Sunday, January 27, 2008

US Slowdown/Recession and its Repercussions


Is it a slowdown or a recession? Is it a slowdown leaping towards recession? Is it a recession deepening to become a depression? Is it just a natural cycle of slowing down economic activity? Well, there are way too many opinions and economic pundits worldwide are divided in their degree of pessimism. No matter what it turns out to be, it’s definitely an opportunity for doomsayers to earn some money. Since 2000, US slowdown never went out of fashion anyways and there have been noises all through the decade announcing it’s round the corner. Irrespective of the brouhaha, there were three troublesome spots on the horizon:



  • Large and growing current account deficit (hovering well above 5% of GDP.) This simply means that the country is borrowing from abroad to finance the gap between imports and exports of goods and services. Further, the quality of this deficit has been worsening - the money borrowed was increasingly being used to finance imports for consumption vs. being deployed for growth.


  • The real estate bubble. The real estate prices in some parts of the country spiraled up without any good rhyme or reason. There was not enough economic activity impetus to justify very high prices. This led to unnatural property valuations (and subsequently, large mortgage loans, which became ‘sub-prime’ when property prices crashed.)


  • Spurt in sub-prime loans. Financial institutions distributed loans like never before to anyone and everyone creating a largely credit driven spending. This created a mess when people started defaulting on these loans. Some investigation needs to be done to find out why banks went on an overdrive to give a loan.



So a correction to rebalance the economic equation was overdue. However, whether it will result in a full blown recession or depression is yet to be seen. Also, since economies of world are so tightly integrated now that any change in one parts creates immediate ripples across the world, this may act either as a shock absorber or as a single ignition point of to detonate the large part of world economy. Earlier recessions had a regional flavor but this time that does not seems to be the case.

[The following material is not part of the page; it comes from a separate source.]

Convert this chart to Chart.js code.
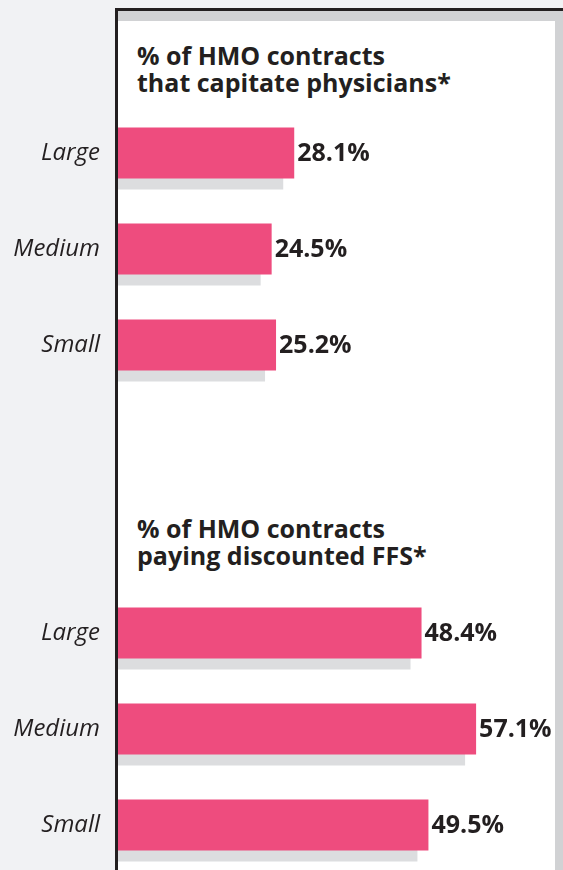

Another important point to note is that since US is a largely consumption driven economy, most of the slowdown is very negative sentiment driven. This phenomenon has troubled the economists no end and none of the fiscal or monetary measures taken by Fed chief Ben Bernanke or his predecessor Alan Greenspan have succeeded in stimulating higher consumption in US. The phenomena definitely created space for some Nobel laureates though but so far no one knows how to induce higher consumption by American people. Maybe consumption levels have saturated and can not go up any further. Economists need to find other levers to stimulate the American economy.


I sometime wonder if recession is really an economic phenomenon - it seems more econo-psychological - you talk more about a possible recession and it will arrive. That’s what seems to have happened this time - for over a year, everyone who is anyone in financial market has been talking about a possible recession in US and it seems to have arrived. The reason is simple - as US is a very consumption driven economy and if people stop, slow down or postpone spending, it creates a vicious negative feedback loop for economy (less spending >> high inventories >> price crash & output reduction >> layoffs >> defaults on loans >> strain on banking system >> less spending >> and the cycle continues!) If I am a consumer convinced by innumerable financial wizards that US is going into recession and people will loose their jobs, my basic instinct will be to cut down on spending and save every penny I can for that possible rainy day. And I have started a downward spiral - the less I spend, the more economic activity slows down, the more the doomsayers talk and I cut down on my spending even more. Gentlemen, you have created recession out of the blue!


But not everything is lost here - the economic indicators are inconclusive on whether the US is in a recession or not (indicators like unemployment claims, unsold inventory levels, quarterly corporate results, price stability, inflation, etc. are mostly a mix bag not showing any special favor.) Further, US has many structural features to make a recovery faster and there is no political paralysis to put spanner in the recovery engine.


Let’s all talk about recession being over and it will run away!